Pourquoi François Hollande est-il toujours réticent à intervenir au sol alors que les Français semblent y être favorables? 

Entre la menace terroriste et la pression migratoire, les Français ont une position plus tranchée. Ils ont légitimement peur de l'Etat islamique et de son influence. Maintenant, lorsque l'on regarde la chose militaire, il n'est pas sûr qu'ils aient conscience des conséquences. Si une opération militaire au sol peut être rapide, elle ne sera pas évidente. Il y a un gros risque de morts côté Français. Je ne suis pas sûr que l'opinion publique soit prête à entendre cela et c'est compliqué pour François Hollande d'assumer des pertes à un an et demi de la présidentielle. 
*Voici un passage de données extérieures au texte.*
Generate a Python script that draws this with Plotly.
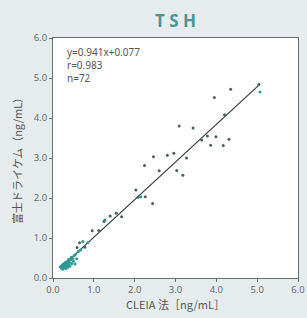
import plotly.graph_objects as go

# Dark-coloured measurement points (CLEIA x, Fuji DRI-CHEM y)
dark_x = [5.04, 4.35, 3.95, 4.20, 3.09, 3.43, 3.64, 3.78, 3.99, 3.86, 4.17, 4.31,
          2.46, 2.80, 2.96, 3.27, 2.24, 2.60, 3.03, 3.18, 2.03, 2.08, 2.26, 2.44,
          1.25, 1.40, 1.55, 1.68, 0.96, 1.12, 0.65, 0.78, 0.59]
dark_y = [4.84, 4.72, 4.51, 4.08, 3.80, 3.75, 3.45, 3.55, 3.53, 3.32, 3.31, 3.47,
          3.03, 3.07, 3.12, 3.00, 2.81, 2.68, 2.69, 2.57, 2.20, 2.02, 2.03, 1.86,
          1.41, 1.55, 1.62, 1.53, 1.18, 1.19, 0.88, 0.77, 0.76]

# Teal-coloured measurement points
teal_x = [5.07, 2.15, 1.27, 0.73,
          0.18, 0.20, 0.21, 0.22, 0.23, 0.24, 0.25, 0.26, 0.27, 0.28, 0.29, 0.30,
          0.31, 0.32, 0.33, 0.34, 0.35, 0.36, 0.37, 0.38, 0.39, 0.40, 0.42, 0.43,
          0.45, 0.46, 0.48, 0.50, 0.52, 0.54, 0.56, 0.58, 0.62, 0.68, 0.85]
teal_y = [4.65, 2.03, 1.45, 0.91,
          0.28, 0.25, 0.30, 0.27, 0.33, 0.22, 0.29, 0.35, 0.26, 0.31, 0.38, 0.28,
          0.33, 0.24, 0.40, 0.30, 0.36, 0.27, 0.43, 0.33, 0.47, 0.38, 0.30, 0.45,
          0.52, 0.36, 0.49, 0.42, 0.56, 0.35, 0.60, 0.48, 0.66, 0.70, 0.88]

# Regression line (stated fit)
slope = 0.941
intercept = 0.077
line_x = [0.2, 5.05]
line_y = [slope * v + intercept for v in line_x]

stats_lines = ["y=0.941x+0.077", "r=0.983", "n=72"]

tick_vals = [0, 1, 2, 3, 4, 5, 6]
tick_text = ["0.0", "1.0", "2.0", "3.0", "4.0", "5.0", "6.0"]

fig = go.Figure()
fig.add_trace(go.Scatter(x=line_x, y=line_y, mode="lines",
                         line=dict(color="#2f3a38", width=1.2), showlegend=False))
fig.add_trace(go.Scatter(x=teal_x, y=teal_y, mode="markers",
                         marker=dict(color="#2a9a96", size=3), showlegend=False))
fig.add_trace(go.Scatter(x=dark_x, y=dark_y, mode="markers",
                         marker=dict(color="#4b5f5b", size=3), showlegend=False))

axis_common = dict(
    range=[0, 6], tickvals=tick_vals, ticktext=tick_text, automargin=False,
    showgrid=False, zeroline=False, showline=True, mirror=True,
    linecolor="#6b6f70", linewidth=1, ticks="outside", ticklen=3,
    ticklabeloverflow="allow",
    tickcolor="#6b6f70", tickfont=dict(family="Noto Sans", size=9.5, color="#6a6a6a"),
)

fig.update_layout(
    width=307, height=318,
    margin=dict(l=53, r=9, t=38, b=40),
    paper_bgcolor="#e6ecee", plot_bgcolor="#ffffff",
    title=dict(text="<b>T S H</b>", x=0.572, xanchor="center", y=0.935, yanchor="middle",
               font=dict(family="Noto Sans", size=17, color="#4a958c")),
    xaxis=dict(**axis_common,
               title=dict(text="CLEIA 法［ng/mL］", standoff=2,
                          font=dict(family="Noto Sans CJK JP", size=11, color="#555"))),
    yaxis=dict(**axis_common,
               title=dict(text="富士ドライケム（ng/mL）", standoff=8,
                          font=dict(family="Noto Sans CJK JP", size=11, color="#555"))),
)

fig.add_annotation(text="<br>".join(stats_lines), xref="paper", yref="paper",
                   x=0.05, y=0.98, xanchor="left", yanchor="top", align="left",
                   showarrow=False,
                   font=dict(family="Noto Sans", size=10, color="#555"))

fig.write_html("out.html", config={"displayModeBar": False},
               post_script="document.body.style.margin='0';document.body.style.overflow='hidden';")
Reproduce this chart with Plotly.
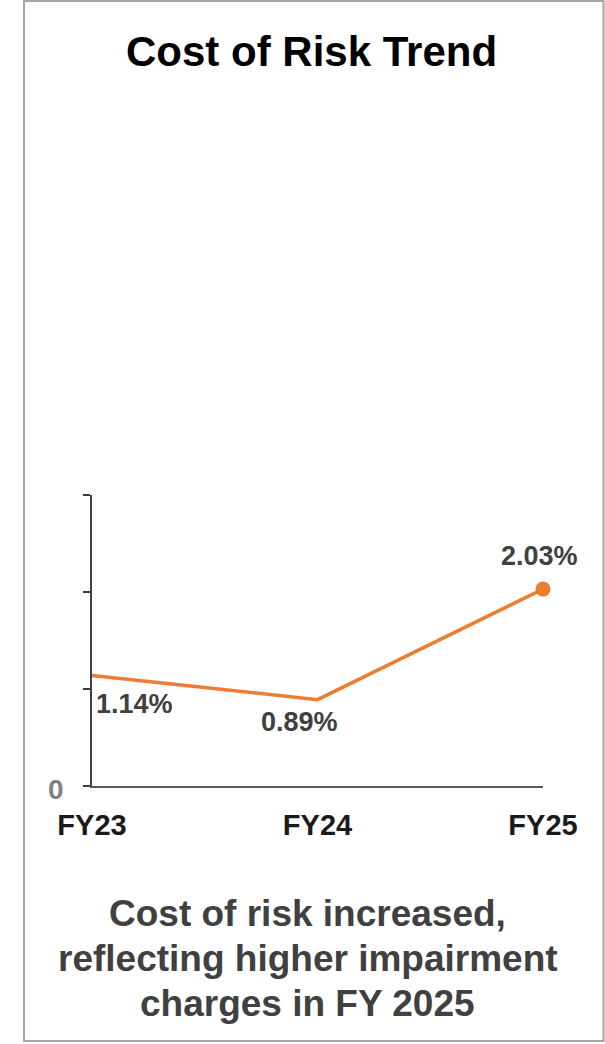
import plotly.graph_objects as go

# Cost of risk by fiscal year (%)
years = ["FY23", "FY24", "FY25"]
cost_of_risk = [1.14, 0.89, 2.03]

# y-axis ticks: only the baseline is labelled
y_tickvals = [0, 1, 2, 3]
y_ticktext = ["0", "", "", ""]

title_text = "Cost of Risk Trend"
note_lines = [
    "Cost of risk increased,",
    "reflecting higher impairment",
    "charges in FY 2025",
]

W, H = 605, 1044
FONT = "Liberation Sans, Arial, sans-serif"
ORANGE = "#ED7D31"


def px_x(x):
    return x / W


def px_y(y):
    return 1 - y / H


fig = go.Figure()

fig.add_trace(go.Scatter(
    x=years, y=cost_of_risk, mode="lines",
    line=dict(color=ORANGE, width=3.5),
    cliponaxis=False, hoverinfo="skip", showlegend=False,
))
# marker on the latest year only
fig.add_trace(go.Scatter(
    x=years[-1:], y=cost_of_risk[-1:], mode="markers",
    marker=dict(color=ORANGE, size=15),
    cliponaxis=False, hoverinfo="skip", showlegend=False,
))

annotations = []

# value labels
label_style = [
    dict(xanchor="left", xshift=2, yshift=-29),
    dict(xanchor="center", xshift=-18, yshift=-22),
    dict(xanchor="center", xshift=-4, yshift=33),
]
for yr, v, st in zip(years, cost_of_risk, label_style):
    annotations.append(dict(
        x=yr, y=v, xref="x", yref="y", text=f"<b>{v:.2f}%</b>",
        showarrow=False, yanchor="middle",
        font=dict(family=FONT, size=27, color="#404040"), **st,
    ))

# title
annotations.append(dict(
    x=px_x(311), y=px_y(52), xref="paper", yref="paper",
    text=f"<b>{title_text}</b>", showarrow=False,
    xanchor="center", yanchor="middle",
    font=dict(family=FONT, size=42, color="#000000"),
))

# commentary below the chart
for i, line in enumerate(note_lines):
    annotations.append(dict(
        x=px_x(308), y=px_y(913 + 45 * i), xref="paper", yref="paper",
        text=f"<b>{line}</b>", showarrow=False,
        xanchor="center", yanchor="middle",
        font=dict(family=FONT, size=37, color="#404040"),
    ))

fig.update_layout(
    width=W, height=H,
    margin=dict(l=0, r=0, t=0, b=0, autoexpand=False),
    paper_bgcolor="white", plot_bgcolor="white",
    showlegend=False,
    annotations=annotations,
    shapes=[dict(
        type="rect", xref="paper", yref="paper",
        x0=px_x(24), x1=px_x(603.5), y0=px_y(1041), y1=px_y(1),
        line=dict(color="#a6a6a6", width=2), fillcolor="rgba(0,0,0,0)",
        layer="below",
    )],
    xaxis=dict(
        domain=[px_x(92), px_x(543)],
        type="category", range=[0, 2], automargin=False,
        showline=True, linecolor="#595959", linewidth=1.5,
        showgrid=False, zeroline=False,
        ticks="", ticklabelstandoff=12,
        tickfont=dict(family=FONT, size=29, color="#1a1a1a", weight="bold"),
    ),
    yaxis=dict(
        domain=[px_y(786), px_y(495)],
        range=[0, 3], automargin=False,
        showline=True, linecolor="#404040", linewidth=1.5,
        showgrid=False, zeroline=False,
        ticks="outside", ticklen=7, tickcolor="#404040", tickwidth=1.5,
        tickvals=y_tickvals, ticktext=y_ticktext,
        ticklabelstandoff=14, ticklabelshift=3,
        tickfont=dict(family=FONT, size=28, color="#808080", weight="bold"),
    ),
)

fig.write_html("out.html")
Ensuite, comme l'a dit le président, il y a la peur de l'isolement. Mais surtout, il faut penser à l'après. On ne peut pas arriver, dégager tout le monde et dire aux Syriens: "Maintenant, débrouillez-vous." Il faut une transition politique et ne pas faire comme ont procédé les Etats-Unis en Afghanistan ou en Irak où aucune solution n'a été trouvée. Il faut aussi protéger les minorités menacées. Les Américains ont mis à la porte tous les sunnites et une partie d'entre eux tombe aujourd'hui dans les bras des djihadistes! En intervenant dans les airs en Syrie, la France tente en fait de pousser les autres pays voisins de la région à mouiller la chemise et à intervenir, eux, au sol. 

La France n'a pourtant pas hésité longtemps avant intervenir au sol au Mali... 

Effectivement, mais ce n'était pas la même situation et les mêmes acteurs. Pardonnez-moi l'expression mais le Mali a longtemps été considéré par la France comme son arrière-cour. Elle était le seul acteur susceptible d'intervenir là-bas. En Syrie, nous sommes dans le grand jeu de la politique internationale avec un certain nombre de pays puissants qui sont impliqués. Tout le monde essaye de ménager son image.